Collating tonight. I drove Charlie to Chinatown to pick up food for the dinner. When we got back to his house the issue had arrived. I ate a quiet lunch, then helped set up the First Class bundles.

Charlie was on edge, partly because people kept calling to cancel, but also because the labels weren’t sticking properly to the new plastic bags used for Second Class. He blew up at Faren when she mentioned it, barking, “SHUT UP AND DO IT!” (Russ, who’d arrived early, was alarmed by this.) Maybe the labels will do better tomorrow, once they’ve set. Aside from that, everyone enjoyed the Dim Sum. I drove Russ home at the end of the evening.

That, alas, was Charlie’s management style.
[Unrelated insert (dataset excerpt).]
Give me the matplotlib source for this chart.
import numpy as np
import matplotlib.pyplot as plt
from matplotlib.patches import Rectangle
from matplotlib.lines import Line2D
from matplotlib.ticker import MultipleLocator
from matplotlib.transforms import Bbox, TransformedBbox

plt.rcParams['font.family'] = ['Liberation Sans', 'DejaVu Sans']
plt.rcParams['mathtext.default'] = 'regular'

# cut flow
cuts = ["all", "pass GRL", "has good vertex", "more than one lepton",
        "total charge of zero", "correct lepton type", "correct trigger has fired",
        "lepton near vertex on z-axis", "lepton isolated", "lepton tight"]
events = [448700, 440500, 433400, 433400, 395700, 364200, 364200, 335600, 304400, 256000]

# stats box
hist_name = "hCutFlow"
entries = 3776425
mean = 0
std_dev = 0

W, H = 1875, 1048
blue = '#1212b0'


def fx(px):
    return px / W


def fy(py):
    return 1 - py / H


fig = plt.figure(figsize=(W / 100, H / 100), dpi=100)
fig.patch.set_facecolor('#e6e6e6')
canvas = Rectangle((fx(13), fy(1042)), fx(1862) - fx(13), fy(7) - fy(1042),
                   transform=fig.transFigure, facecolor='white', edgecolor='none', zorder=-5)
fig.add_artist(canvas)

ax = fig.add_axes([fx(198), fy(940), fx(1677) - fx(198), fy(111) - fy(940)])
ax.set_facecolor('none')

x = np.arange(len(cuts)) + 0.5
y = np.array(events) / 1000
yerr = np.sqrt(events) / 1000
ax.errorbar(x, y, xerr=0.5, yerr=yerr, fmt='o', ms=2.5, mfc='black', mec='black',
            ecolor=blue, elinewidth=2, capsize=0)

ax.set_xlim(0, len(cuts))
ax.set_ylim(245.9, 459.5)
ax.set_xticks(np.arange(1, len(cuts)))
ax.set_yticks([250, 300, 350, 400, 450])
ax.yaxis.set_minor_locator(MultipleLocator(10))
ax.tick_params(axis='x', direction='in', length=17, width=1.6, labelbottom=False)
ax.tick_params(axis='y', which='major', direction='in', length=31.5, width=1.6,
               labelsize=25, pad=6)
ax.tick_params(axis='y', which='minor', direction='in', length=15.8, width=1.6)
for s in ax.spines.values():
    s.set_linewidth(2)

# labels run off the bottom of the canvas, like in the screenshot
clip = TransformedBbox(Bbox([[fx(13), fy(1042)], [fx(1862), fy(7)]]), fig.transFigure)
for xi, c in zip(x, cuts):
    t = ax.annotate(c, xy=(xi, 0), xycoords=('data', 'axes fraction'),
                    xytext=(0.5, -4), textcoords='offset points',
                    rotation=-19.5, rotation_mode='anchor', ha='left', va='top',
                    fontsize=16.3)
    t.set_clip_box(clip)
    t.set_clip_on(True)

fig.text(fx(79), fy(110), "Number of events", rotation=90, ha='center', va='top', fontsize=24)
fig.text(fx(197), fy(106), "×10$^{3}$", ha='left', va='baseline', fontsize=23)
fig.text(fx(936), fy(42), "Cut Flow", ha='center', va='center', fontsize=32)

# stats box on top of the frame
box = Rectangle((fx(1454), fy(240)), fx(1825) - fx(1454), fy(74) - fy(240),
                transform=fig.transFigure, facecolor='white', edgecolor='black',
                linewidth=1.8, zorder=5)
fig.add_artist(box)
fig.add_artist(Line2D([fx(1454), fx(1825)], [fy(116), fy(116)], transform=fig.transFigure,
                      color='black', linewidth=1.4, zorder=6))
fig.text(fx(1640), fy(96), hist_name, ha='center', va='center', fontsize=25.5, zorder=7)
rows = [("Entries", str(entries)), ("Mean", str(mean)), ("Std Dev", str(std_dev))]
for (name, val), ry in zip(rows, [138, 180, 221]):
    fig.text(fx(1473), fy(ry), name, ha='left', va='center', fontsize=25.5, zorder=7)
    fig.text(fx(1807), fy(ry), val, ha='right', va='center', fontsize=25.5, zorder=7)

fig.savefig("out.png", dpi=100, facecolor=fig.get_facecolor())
I wish I could remember more about the mechanics of collating. All I can recall at this point is my dismay that night at at the address labels refusing to stick on the plastic bags. I pictured them dropping off in transit, countless magazines rattling around unaddressed and astray in post offices across the country.
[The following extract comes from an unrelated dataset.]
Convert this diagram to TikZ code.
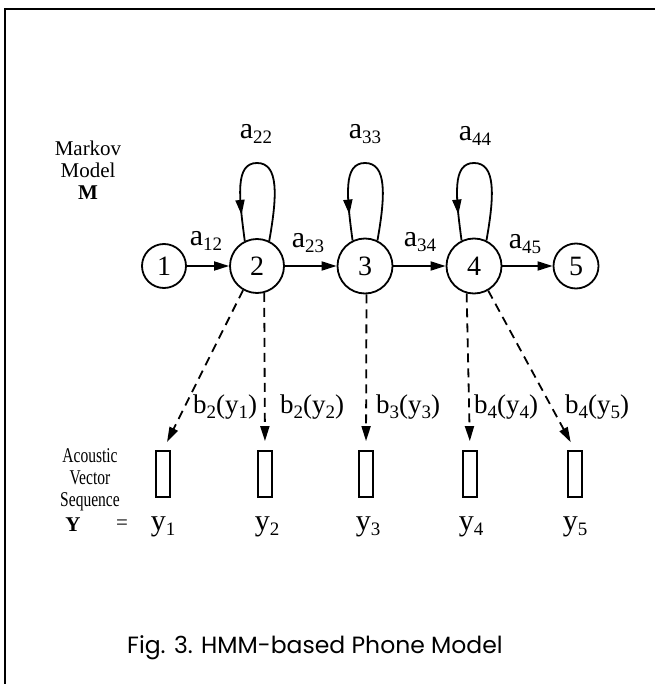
\documentclass[tikz,border=0pt]{standalone}
\usepackage{fontspec}
\setmainfont{Liberation Serif}
\newfontfamily\capfont{Poppins}
\usetikzlibrary{arrows.meta,decorations.markings}
\newcommand{\lsub}[1]{{\fontsize{19}{19}\selectfont\raisebox{-5pt}{#1}}}
\begin{document}
\begin{tikzpicture}[x=1pt,y=-1pt,
  state/.style={draw,circle,line width=1.8pt,inner sep=0pt,font=\fontsize{28}{28}\selectfont},
  vec/.style={draw,line width=1.8pt,minimum width=14pt,minimum height=46pt,inner sep=0pt},
  trans/.style={line width=1.8pt,-{Triangle[length=15pt,width=9pt]}},
  emit/.style={line width=1.8pt,dash pattern=on 9pt off 6pt,-{Triangle[length=15pt,width=9pt]},shorten >=9pt},
  alab/.style={font=\fontsize{30}{30}\selectfont,inner sep=0pt},
  blab/.style={font=\fontsize{27}{27}\selectfont,inner sep=0pt},
  side/.style={font=\fontsize{21}{22}\selectfont,align=center,inner sep=0pt},
  loopst/.style={line width=1.8pt,postaction={decorate},decoration={markings,mark=at position 0.85 with {\arrow{Triangle[length=15pt,width=9pt]}}}}]
\useasboundingbox (0,0) rectangle (655,684);
\fill[white] (0,0) rectangle (655,684);
% frame
\draw[line width=1.8pt] (5,684) -- (5,9) -- (655,9);
% states
\node[state,minimum size=44pt] (n1) at (164,266) {1};
\node[state,minimum size=54pt] (n2) at (257,266) {2};
\node[state,minimum size=55pt] (n3) at (365,266) {3};
\node[state,minimum size=55pt] (n4) at (474,266) {4};
\node[state,minimum size=45pt] (n5) at (576,266) {5};
% transitions
\draw[trans] (n1) -- (n2);
\draw[trans] (n2) -- (n3);
\draw[trans] (n3) -- (n4);
\draw[trans] (n4) -- (n5);
% self loops
\foreach \n in {n2,n3,n4}{
  \draw[loopst] (\n.64) .. controls +(8,-45) and +(22,0) .. ([yshift=103pt]\n.center)
     .. controls +(-22,0) and +(-6,-45) .. (\n.116);
}
% transition labels
\node[alab] (a12) at (206,241) {a\lsub{12}};
\node[alab] (a23) at (308,243) {a\lsub{23}};
\node[alab] (a34) at (420,242) {a\lsub{34}};
\node[alab] (a45) at (525,244) {a\lsub{45}};
\node[alab] (a22) at (256,134) {a\lsub{22}};
\node[alab] (a33) at (365,134) {a\lsub{33}};
\node[alab] (a44) at (475,136) {a\lsub{44}};
% side labels
\node[side] (mm) at (88,170) {Markov\\Model\\\textbf{M}};
\node[side,xscale=0.74] (avs) at (90,480) {Acoustic\\Vector\\Sequence};
\node[side] (Y) at (73,525) {\textbf{Y}};
\node[side] (eq) at (122,525) {=};
% vectors
\node[vec] (r1) at (163,474) {};
\node[vec] (r2) at (265,474) {};
\node[vec] (r3) at (366,474) {};
\node[vec] (r4) at (470,474) {};
\node[vec] (r5) at (575,474) {};
% emissions
\draw[emit] (n2.240) -- (r1.north);
\draw[emit] (n2.285) -- (r2.north);
\draw[emit] (n3.273) -- (r3.north);
\draw[emit] (n4.255) -- (r4.north);
\draw[emit] (n4.300) -- (r5.north);
% emission labels
\node[blab] (b1) at (225,407) {b\lsub{2}(y\lsub{1})};
\node[blab] (b2) at (312,407) {b\lsub{2}(y\lsub{2})};
\node[blab] (b3) at (408,407) {b\lsub{3}(y\lsub{3})};
\node[blab] (b4) at (506,407) {b\lsub{4}(y\lsub{4})};
\node[blab] (b5) at (597,407) {b\lsub{4}(y\lsub{5})};
% observation labels
\node[alab] (y1) at (163,527) {y\lsub{1}};
\node[alab] (y2) at (267,527) {y\lsub{2}};
\node[alab] (y3) at (368,527) {y\lsub{3}};
\node[alab] (y4) at (471,527) {y\lsub{4}};
\node[alab] (y5) at (575,527) {y\lsub{5}};
% caption
\node[font=\capfont\fontsize{23.5}{23.5}\selectfont,anchor=west,inner sep=0pt] (cap) at (127,648) {Fig. 3. HMM-based Phone Model};
\end{tikzpicture}
\end{document}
Collating parties began at Locus’ first beginnings, held, I believe in the small New York apartment Charlie and his first wife shared. By my time, they were monthly parties at Charlies house/Locus offices, where music played and friends and employees were fed anything from Dim Sum to Charlie’s excellent barbecue.

Attending collating was always a sign you’d remained in Charlie’s good graces. I was not invited after I left Locus, which saddened me, but was beyond my control. Collatings were popular occasions. Charlie didn’t allow shoes in his house, and the pile of footwear near his door was always large on those nights. The food was good and everyone had a fine time. Whatever his other faults, Charlie was a good host.

The Chinatown we visited was not SF’s narrow-alleyed, shadowy tourist haven, but Oakland’s broad, sunlit, business-like Chinatown, which is uncluttered with curlicued pagoda roofs and dangling lanterns. That was where Charlie introduced me to Dim Sum shortly after I was hired. We typically brought back, among other things, pork buns, shrimp rolls, custard tarts, and cartons of luciously greasy Peking duck.